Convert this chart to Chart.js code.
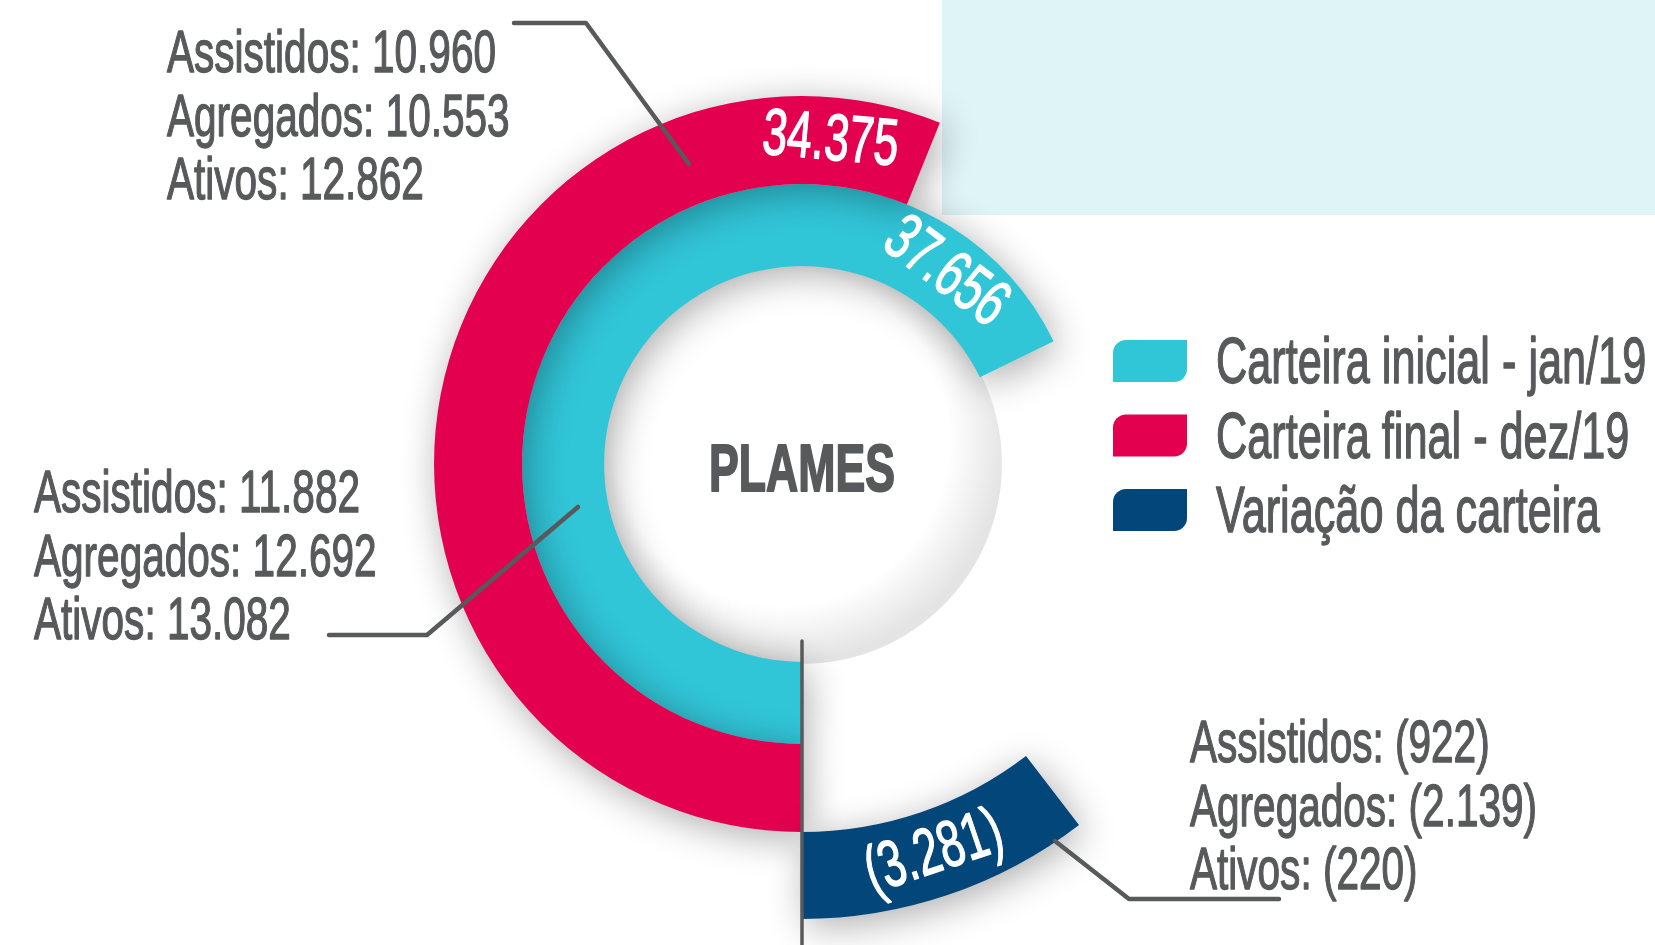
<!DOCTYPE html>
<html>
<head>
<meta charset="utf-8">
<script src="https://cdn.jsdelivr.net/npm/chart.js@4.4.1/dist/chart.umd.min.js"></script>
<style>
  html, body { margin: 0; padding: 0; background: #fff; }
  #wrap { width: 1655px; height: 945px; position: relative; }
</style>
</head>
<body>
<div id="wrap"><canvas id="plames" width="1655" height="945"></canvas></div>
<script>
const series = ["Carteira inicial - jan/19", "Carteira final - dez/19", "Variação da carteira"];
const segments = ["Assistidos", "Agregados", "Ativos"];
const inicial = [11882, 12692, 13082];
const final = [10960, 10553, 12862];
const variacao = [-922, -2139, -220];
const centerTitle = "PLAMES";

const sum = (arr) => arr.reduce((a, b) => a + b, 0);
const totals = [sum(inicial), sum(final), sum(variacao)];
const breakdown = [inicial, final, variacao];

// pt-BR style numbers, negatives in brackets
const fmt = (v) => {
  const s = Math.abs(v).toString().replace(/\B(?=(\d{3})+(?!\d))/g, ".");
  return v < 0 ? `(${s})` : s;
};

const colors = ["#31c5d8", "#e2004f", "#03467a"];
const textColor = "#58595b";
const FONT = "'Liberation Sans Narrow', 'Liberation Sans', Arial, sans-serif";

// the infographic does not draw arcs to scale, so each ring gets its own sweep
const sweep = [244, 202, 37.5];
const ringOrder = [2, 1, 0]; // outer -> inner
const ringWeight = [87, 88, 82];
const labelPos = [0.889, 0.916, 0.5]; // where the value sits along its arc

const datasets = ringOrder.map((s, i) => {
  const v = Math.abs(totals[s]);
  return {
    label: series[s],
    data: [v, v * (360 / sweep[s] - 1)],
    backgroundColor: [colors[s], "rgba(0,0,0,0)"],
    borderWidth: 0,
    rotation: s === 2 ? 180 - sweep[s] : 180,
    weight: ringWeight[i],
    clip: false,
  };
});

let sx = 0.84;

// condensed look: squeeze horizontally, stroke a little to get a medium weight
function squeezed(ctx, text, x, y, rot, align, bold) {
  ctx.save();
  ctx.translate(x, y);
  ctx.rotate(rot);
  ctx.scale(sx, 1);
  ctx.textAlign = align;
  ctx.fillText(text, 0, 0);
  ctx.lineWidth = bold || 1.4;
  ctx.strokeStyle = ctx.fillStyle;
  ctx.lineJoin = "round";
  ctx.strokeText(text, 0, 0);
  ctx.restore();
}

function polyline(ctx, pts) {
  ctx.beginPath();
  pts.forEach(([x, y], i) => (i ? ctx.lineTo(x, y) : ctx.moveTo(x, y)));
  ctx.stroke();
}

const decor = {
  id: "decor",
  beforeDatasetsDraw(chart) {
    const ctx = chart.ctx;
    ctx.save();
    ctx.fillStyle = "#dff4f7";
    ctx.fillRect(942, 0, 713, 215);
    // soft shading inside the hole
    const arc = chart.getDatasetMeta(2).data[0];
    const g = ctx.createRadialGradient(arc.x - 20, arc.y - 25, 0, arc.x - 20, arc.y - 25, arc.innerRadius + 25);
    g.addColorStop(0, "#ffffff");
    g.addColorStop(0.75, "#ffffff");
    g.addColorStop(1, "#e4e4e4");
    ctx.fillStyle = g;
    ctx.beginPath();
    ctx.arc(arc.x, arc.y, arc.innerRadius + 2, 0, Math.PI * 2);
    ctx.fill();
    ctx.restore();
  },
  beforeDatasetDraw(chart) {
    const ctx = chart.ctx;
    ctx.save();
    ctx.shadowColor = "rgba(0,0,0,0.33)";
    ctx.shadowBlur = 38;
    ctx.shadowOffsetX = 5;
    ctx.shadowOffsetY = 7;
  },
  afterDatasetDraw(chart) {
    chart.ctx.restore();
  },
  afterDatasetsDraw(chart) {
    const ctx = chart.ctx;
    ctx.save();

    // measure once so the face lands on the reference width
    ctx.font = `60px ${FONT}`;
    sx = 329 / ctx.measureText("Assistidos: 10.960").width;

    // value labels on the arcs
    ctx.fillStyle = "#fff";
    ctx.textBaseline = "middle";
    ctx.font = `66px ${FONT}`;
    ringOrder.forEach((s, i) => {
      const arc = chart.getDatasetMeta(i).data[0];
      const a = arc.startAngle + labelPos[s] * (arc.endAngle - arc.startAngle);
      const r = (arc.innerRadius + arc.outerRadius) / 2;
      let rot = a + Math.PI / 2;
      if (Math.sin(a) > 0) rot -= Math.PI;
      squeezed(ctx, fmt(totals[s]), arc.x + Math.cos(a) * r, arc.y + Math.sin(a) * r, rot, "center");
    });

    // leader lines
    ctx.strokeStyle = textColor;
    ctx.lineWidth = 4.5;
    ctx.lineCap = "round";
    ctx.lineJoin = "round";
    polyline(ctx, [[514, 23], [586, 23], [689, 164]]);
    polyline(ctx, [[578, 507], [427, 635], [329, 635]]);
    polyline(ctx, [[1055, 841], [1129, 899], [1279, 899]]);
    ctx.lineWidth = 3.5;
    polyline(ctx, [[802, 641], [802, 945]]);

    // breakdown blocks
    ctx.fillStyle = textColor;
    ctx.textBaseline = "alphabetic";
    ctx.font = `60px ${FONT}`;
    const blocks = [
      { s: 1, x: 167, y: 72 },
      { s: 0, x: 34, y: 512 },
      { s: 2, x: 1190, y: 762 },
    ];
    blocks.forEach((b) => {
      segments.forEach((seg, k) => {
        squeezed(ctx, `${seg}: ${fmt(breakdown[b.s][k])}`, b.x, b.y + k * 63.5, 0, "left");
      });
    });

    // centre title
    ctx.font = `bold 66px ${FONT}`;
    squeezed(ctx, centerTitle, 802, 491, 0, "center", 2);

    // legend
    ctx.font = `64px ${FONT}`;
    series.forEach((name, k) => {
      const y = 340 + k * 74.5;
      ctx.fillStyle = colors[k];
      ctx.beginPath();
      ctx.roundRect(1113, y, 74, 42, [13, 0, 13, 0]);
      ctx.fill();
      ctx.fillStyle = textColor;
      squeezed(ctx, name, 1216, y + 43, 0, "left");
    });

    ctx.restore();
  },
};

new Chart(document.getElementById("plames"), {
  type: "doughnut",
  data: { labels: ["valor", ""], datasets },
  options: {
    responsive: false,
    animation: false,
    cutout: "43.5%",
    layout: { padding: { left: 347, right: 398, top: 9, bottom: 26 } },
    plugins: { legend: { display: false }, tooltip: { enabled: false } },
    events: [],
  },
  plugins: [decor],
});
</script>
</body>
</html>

══════

▶ Instructions to follow
Make an exact copy of the data, leaving its pictures out.

▶ Expected answer
Convert this chart to Chart.js code.
<!DOCTYPE html>
<html>
<head>
<meta charset="utf-8">
<script src="https://cdn.jsdelivr.net/npm/chart.js@4.4.1/dist/chart.umd.min.js"></script>
<style>
  html, body { margin: 0; padding: 0; background: #fff; }
  #wrap { width: 1655px; height: 945px; position: relative; }
</style>
</head>
<body>
<div id="wrap"><canvas id="plames" width="1655" height="945"></canvas></div>
<script>
const series = ["Carteira inicial - jan/19", "Carteira final - dez/19", "Variação da carteira"];
const segments = ["Assistidos", "Agregados", "Ativos"];
const inicial = [11882, 12692, 13082];
const final = [10960, 10553, 12862];
const variacao = [-922, -2139, -220];
const centerTitle = "PLAMES";

const sum = (arr) => arr.reduce((a, b) => a + b, 0);
const totals = [sum(inicial), sum(final), sum(variacao)];
const breakdown = [inicial, final, variacao];

// pt-BR style numbers, negatives in brackets
const fmt = (v) => {
  const s = Math.abs(v).toString().replace(/\B(?=(\d{3})+(?!\d))/g, ".");
  return v < 0 ? `(${s})` : s;
};

const colors = ["#31c5d8", "#e2004f", "#03467a"];
const textColor = "#58595b";
const FONT = "'Liberation Sans Narrow', 'Liberation Sans', Arial, sans-serif";

// the infographic does not draw arcs to scale, so each ring gets its own sweep
const sweep = [244, 202, 37.5];
const ringOrder = [2, 1, 0]; // outer -> inner
const ringWeight = [87, 88, 82];
const labelPos = [0.889, 0.916, 0.5]; // where the value sits along its arc

const datasets = ringOrder.map((s, i) => {
  const v = Math.abs(totals[s]);
  return {
    label: series[s],
    data: [v, v * (360 / sweep[s] - 1)],
    backgroundColor: [colors[s], "rgba(0,0,0,0)"],
    borderWidth: 0,
    rotation: s === 2 ? 180 - sweep[s] : 180,
    weight: ringWeight[i],
    clip: false,
  };
});

let sx = 0.84;

// condensed look: squeeze horizontally, stroke a little to get a medium weight
function squeezed(ctx, text, x, y, rot, align, bold) {
  ctx.save();
  ctx.translate(x, y);
  ctx.rotate(rot);
  ctx.scale(sx, 1);
  ctx.textAlign = align;
  ctx.fillText(text, 0, 0);
  ctx.lineWidth = bold || 1.4;
  ctx.strokeStyle = ctx.fillStyle;
  ctx.lineJoin = "round";
  ctx.strokeText(text, 0, 0);
  ctx.restore();
}

function polyline(ctx, pts) {
  ctx.beginPath();
  pts.forEach(([x, y], i) => (i ? ctx.lineTo(x, y) : ctx.moveTo(x, y)));
  ctx.stroke();
}

const decor = {
  id: "decor",
  beforeDatasetsDraw(chart) {
    const ctx = chart.ctx;
    ctx.save();
    ctx.fillStyle = "#dff4f7";
    ctx.fillRect(942, 0, 713, 215);
    // soft shading inside the hole
    const arc = chart.getDatasetMeta(2).data[0];
    const g = ctx.createRadialGradient(arc.x - 20, arc.y - 25, 0, arc.x - 20, arc.y - 25, arc.innerRadius + 25);
    g.addColorStop(0, "#ffffff");
    g.addColorStop(0.75, "#ffffff");
    g.addColorStop(1, "#e4e4e4");
    ctx.fillStyle = g;
    ctx.beginPath();
    ctx.arc(arc.x, arc.y, arc.innerRadius + 2, 0, Math.PI * 2);
    ctx.fill();
    ctx.restore();
  },
  beforeDatasetDraw(chart) {
    const ctx = chart.ctx;
    ctx.save();
    ctx.shadowColor = "rgba(0,0,0,0.33)";
    ctx.shadowBlur = 38;
    ctx.shadowOffsetX = 5;
    ctx.shadowOffsetY = 7;
  },
  afterDatasetDraw(chart) {
    chart.ctx.restore();
  },
  afterDatasetsDraw(chart) {
    const ctx = chart.ctx;
    ctx.save();

    // measure once so the face lands on the reference width
    ctx.font = `60px ${FONT}`;
    sx = 329 / ctx.measureText("Assistidos: 10.960").width;

    // value labels on the arcs
    ctx.fillStyle = "#fff";
    ctx.textBaseline = "middle";
    ctx.font = `66px ${FONT}`;
    ringOrder.forEach((s, i) => {
      const arc = chart.getDatasetMeta(i).data[0];
      const a = arc.startAngle + labelPos[s] * (arc.endAngle - arc.startAngle);
      const r = (arc.innerRadius + arc.outerRadius) / 2;
      let rot = a + Math.PI / 2;
      if (Math.sin(a) > 0) rot -= Math.PI;
      squeezed(ctx, fmt(totals[s]), arc.x + Math.cos(a) * r, arc.y + Math.sin(a) * r, rot, "center");
    });

    // leader lines
    ctx.strokeStyle = textColor;
    ctx.lineWidth = 4.5;
    ctx.lineCap = "round";
    ctx.lineJoin = "round";
    polyline(ctx, [[514, 23], [586, 23], [689, 164]]);
    polyline(ctx, [[578, 507], [427, 635], [329, 635]]);
    polyline(ctx, [[1055, 841], [1129, 899], [1279, 899]]);
    ctx.lineWidth = 3.5;
    polyline(ctx, [[802, 641], [802, 945]]);

    // breakdown blocks
    ctx.fillStyle = textColor;
    ctx.textBaseline = "alphabetic";
    ctx.font = `60px ${FONT}`;
    const blocks = [
      { s: 1, x: 167, y: 72 },
      { s: 0, x: 34, y: 512 },
      { s: 2, x: 1190, y: 762 },
    ];
    blocks.forEach((b) => {
      segments.forEach((seg, k) => {
        squeezed(ctx, `${seg}: ${fmt(breakdown[b.s][k])}`, b.x, b.y + k * 63.5, 0, "left");
      });
    });

    // centre title
    ctx.font = `bold 66px ${FONT}`;
    squeezed(ctx, centerTitle, 802, 491, 0, "center", 2);

    // legend
    ctx.font = `64px ${FONT}`;
    series.forEach((name, k) => {
      const y = 340 + k * 74.5;
      ctx.fillStyle = colors[k];
      ctx.beginPath();
      ctx.roundRect(1113, y, 74, 42, [13, 0, 13, 0]);
      ctx.fill();
      ctx.fillStyle = textColor;
      squeezed(ctx, name, 1216, y + 43, 0, "left");
    });

    ctx.restore();
  },
};

new Chart(document.getElementById("plames"), {
  type: "doughnut",
  data: { labels: ["valor", ""], datasets },
  options: {
    responsive: false,
    animation: false,
    cutout: "43.5%",
    layout: { padding: { left: 347, right: 398, top: 9, bottom: 26 } },
    plugins: { legend: { display: false }, tooltip: { enabled: false } },
    events: [],
  },
  plugins: [decor],
});
</script>
</body>
</html>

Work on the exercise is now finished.